シェルターについた私たちは夕飯もまだだったのだが、職員の方が買い物に行ってくれて簡単なご飯を食べれることになった。
私たちがきたシェルターは、アパートのような構造で玄関に職員が常に待機していて、周りは監視カメラに囲まれたような形のものだった。
最初は緊急部屋と呼ばれる部屋に通された。部屋はリビングと和室がある本当にアパートのような一室で、家具家電もそろっている場所だった。
実はⅮといるときも避難先としてシェルターの事を調べたりしていたが、なんだか怖いところとか閉鎖的とか、共同スペースしかないなど結構マイナス部分が多く書いてあったので、部屋に来たときはビックリしたことを覚えている。
しかし、ここはシェルターの中、基本的に外部との連絡は遮断される。もちろん来た時に電源の切れた携帯を職員に預けたのでだれとも連絡はとれないのだ。もちろん親も当然のごとく知る由もない。
子供たちはというと、一旦ゲーム機器も預かることになったので不満を漏らしていたが、Ⅾと離れて過ごす夜に安心したのかその日はすぐに寝てしまった。
わたしは、布団に入りながらも寝れずにいた。きっと今頃、家にいないわたしたちを必死に探しているⅮのことを思うとかわいそうだという感情が出てきていた。
この選択は間違っていなかっただろうか。やはり帰って謝るべき?
頭の中にグルグルと考えが押し寄せ、結局寝れたのは2時間程度。
朝を迎え、子供たちも起きてきた。『学校始まってるね。大丈夫かな?』
『パパが探しに来るんじゃない?』など話していると職員が話があるからと部屋を訪れてきた。

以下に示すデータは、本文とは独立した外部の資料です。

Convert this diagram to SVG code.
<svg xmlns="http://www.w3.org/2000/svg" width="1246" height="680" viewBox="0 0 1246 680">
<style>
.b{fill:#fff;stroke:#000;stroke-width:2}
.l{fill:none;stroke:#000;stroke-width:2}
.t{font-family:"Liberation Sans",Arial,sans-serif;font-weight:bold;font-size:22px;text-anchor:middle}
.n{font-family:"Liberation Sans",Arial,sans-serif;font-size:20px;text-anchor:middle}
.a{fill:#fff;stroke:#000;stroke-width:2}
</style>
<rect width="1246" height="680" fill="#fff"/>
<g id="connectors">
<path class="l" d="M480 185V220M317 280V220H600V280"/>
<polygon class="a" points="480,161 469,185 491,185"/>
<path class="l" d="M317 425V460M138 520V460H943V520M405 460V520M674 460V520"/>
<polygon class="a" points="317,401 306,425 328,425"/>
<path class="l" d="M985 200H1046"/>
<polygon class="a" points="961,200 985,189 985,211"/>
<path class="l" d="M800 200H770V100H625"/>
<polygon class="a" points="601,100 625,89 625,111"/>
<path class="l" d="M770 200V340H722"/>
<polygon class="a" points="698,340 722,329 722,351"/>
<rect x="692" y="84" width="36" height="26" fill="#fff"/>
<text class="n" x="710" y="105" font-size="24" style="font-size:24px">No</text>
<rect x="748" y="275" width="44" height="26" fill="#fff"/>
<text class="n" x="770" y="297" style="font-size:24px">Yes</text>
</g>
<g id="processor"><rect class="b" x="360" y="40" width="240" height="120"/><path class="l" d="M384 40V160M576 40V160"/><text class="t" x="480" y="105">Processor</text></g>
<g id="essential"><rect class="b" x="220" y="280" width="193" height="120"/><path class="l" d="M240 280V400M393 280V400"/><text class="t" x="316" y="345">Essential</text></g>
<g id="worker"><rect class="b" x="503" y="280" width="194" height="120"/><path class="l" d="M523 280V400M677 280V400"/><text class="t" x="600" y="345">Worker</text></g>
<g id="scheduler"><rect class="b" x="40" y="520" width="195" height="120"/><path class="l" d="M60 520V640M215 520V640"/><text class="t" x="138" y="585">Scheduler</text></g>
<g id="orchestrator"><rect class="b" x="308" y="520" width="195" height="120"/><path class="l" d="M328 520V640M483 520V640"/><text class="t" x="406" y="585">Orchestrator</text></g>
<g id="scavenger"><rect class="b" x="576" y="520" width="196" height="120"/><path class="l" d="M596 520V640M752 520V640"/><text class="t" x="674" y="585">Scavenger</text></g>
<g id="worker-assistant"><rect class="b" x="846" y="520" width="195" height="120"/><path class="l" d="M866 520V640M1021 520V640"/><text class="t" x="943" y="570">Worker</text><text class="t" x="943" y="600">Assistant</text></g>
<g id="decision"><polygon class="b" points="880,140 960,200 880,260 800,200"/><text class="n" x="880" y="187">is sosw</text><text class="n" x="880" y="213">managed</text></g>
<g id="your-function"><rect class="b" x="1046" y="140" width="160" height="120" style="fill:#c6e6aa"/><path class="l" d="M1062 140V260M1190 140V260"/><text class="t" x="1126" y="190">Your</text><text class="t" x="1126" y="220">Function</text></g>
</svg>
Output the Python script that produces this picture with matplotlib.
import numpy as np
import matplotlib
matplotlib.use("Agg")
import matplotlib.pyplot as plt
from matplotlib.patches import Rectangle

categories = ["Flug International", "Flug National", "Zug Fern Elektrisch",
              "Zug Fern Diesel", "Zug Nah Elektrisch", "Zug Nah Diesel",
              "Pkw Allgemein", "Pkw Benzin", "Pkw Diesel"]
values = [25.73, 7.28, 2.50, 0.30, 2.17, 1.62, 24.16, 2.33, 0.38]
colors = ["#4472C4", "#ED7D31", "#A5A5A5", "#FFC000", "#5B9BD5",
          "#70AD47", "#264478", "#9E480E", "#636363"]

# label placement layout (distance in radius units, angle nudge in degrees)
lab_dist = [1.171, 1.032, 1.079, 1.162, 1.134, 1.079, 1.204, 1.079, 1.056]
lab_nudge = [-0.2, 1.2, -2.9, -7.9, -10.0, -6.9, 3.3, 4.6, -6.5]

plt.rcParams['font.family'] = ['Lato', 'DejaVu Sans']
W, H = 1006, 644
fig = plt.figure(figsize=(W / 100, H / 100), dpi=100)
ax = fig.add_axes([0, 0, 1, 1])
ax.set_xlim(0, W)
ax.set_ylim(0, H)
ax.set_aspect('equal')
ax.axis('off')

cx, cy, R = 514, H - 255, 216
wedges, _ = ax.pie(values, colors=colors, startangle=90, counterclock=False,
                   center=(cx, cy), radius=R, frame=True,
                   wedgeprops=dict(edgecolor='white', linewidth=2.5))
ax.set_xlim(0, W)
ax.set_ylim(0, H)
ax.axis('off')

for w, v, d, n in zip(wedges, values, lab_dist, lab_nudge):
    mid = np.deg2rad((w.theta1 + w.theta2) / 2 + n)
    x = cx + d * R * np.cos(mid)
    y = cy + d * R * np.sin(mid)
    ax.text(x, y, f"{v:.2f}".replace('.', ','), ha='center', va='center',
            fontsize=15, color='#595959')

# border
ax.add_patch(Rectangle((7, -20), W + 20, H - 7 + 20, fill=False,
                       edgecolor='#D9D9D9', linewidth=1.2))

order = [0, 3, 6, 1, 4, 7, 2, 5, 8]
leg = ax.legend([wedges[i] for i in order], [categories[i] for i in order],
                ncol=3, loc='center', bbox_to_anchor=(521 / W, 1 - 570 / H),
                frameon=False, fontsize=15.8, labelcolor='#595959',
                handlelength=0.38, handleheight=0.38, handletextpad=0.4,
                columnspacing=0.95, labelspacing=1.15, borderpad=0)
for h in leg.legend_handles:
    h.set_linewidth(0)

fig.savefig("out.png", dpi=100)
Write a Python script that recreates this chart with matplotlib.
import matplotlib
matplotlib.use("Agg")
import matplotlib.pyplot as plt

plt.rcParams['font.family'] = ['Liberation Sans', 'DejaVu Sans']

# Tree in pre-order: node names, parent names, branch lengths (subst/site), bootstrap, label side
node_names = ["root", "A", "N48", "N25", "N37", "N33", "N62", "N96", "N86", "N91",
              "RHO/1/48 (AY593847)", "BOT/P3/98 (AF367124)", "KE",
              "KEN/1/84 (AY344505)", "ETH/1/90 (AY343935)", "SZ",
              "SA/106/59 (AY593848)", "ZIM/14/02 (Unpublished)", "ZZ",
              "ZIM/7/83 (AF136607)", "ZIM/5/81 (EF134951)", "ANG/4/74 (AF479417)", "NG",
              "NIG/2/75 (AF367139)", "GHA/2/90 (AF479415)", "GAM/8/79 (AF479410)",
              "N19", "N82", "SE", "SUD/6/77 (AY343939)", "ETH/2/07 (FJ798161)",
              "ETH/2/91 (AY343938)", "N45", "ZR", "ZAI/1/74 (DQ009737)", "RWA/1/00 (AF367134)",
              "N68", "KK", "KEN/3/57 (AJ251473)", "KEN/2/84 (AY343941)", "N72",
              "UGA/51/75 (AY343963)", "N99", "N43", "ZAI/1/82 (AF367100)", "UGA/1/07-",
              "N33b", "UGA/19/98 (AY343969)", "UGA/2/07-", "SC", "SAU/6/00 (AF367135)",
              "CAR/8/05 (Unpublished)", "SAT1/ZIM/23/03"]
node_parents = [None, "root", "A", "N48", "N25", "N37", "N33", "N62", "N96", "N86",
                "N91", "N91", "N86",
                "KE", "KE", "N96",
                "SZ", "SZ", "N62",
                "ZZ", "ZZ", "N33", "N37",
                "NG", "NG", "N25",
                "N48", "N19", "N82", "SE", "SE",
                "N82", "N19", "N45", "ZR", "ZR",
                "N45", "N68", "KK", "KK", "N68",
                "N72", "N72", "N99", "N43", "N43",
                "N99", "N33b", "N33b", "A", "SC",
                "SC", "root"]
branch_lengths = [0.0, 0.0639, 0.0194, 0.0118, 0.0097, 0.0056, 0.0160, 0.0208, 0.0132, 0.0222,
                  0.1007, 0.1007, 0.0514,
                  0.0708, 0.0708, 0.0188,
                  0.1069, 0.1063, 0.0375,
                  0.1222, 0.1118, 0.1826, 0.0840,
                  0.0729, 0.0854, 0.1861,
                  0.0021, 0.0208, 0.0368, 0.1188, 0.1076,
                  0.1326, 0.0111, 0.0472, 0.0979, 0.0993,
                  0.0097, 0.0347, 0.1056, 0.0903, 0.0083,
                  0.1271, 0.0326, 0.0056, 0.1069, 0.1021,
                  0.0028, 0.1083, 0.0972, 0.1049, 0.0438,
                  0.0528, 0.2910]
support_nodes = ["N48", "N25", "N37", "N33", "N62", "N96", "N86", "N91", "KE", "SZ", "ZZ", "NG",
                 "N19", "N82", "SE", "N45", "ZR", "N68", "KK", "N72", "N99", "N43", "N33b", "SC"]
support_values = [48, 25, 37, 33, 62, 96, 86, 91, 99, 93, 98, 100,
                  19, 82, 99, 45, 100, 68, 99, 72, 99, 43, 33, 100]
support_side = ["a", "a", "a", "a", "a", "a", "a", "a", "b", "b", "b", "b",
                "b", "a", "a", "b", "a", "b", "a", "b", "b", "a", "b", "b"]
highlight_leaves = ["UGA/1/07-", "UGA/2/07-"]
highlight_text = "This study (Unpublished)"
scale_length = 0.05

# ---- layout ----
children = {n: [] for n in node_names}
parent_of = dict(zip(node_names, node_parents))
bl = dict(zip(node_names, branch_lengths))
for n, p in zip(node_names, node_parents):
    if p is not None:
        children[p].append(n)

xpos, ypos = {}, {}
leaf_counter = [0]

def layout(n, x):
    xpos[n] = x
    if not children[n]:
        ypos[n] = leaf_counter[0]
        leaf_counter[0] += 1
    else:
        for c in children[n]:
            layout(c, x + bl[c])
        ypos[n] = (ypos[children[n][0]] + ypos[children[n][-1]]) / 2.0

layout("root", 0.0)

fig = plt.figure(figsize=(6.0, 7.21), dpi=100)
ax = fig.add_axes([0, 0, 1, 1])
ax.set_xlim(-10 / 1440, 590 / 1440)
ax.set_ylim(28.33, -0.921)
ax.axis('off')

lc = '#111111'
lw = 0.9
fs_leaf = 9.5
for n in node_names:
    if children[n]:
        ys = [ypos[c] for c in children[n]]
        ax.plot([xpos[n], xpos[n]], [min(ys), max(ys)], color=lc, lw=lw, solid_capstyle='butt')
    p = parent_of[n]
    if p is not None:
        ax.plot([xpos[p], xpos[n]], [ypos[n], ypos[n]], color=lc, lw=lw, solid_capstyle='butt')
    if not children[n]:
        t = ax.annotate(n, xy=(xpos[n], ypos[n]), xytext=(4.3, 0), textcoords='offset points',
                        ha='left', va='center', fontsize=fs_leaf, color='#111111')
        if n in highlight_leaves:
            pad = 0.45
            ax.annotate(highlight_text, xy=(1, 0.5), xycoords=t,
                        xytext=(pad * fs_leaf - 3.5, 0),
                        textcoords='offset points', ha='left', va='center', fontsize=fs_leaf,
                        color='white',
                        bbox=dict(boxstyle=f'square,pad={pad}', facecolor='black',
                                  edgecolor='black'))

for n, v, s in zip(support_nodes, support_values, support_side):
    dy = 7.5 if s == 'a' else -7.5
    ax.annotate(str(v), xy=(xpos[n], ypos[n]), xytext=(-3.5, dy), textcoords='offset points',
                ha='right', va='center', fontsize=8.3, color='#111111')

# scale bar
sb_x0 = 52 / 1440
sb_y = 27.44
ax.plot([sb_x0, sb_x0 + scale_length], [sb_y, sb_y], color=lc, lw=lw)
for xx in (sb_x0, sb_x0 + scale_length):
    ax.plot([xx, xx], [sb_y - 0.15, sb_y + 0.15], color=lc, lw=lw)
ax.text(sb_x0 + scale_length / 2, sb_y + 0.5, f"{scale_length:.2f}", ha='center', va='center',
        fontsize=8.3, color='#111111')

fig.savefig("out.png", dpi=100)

職員『おはようございます。眠れましたか?』とやさしく声をかけてくれる職員さん。
そして、このシェルターでの基本的な過ごし方を説明してくれた。
まず基本的に守られた場所であること。
今いる緊急部屋以外はほかの避難してきた方々が入居と言う形で住んでいること。
入居すると携帯などはGPSを切った状態で、持つことは出来るが安全のため知り合いからの連絡はブロック、もしくは無視や既読してはいけないことなど注意事項を教えてくれた。
まず、最初は休むことが大事なことと、あとはこの部屋からはあまり出れないが、ゆっくりしてほしいと言われた。
確かにⅮのことを考えることはあってもここにはいない安心感が私を満たしていた。
しかしⅮは離れていても私の中で根深く存在しているのだと、深く思うことになるのである。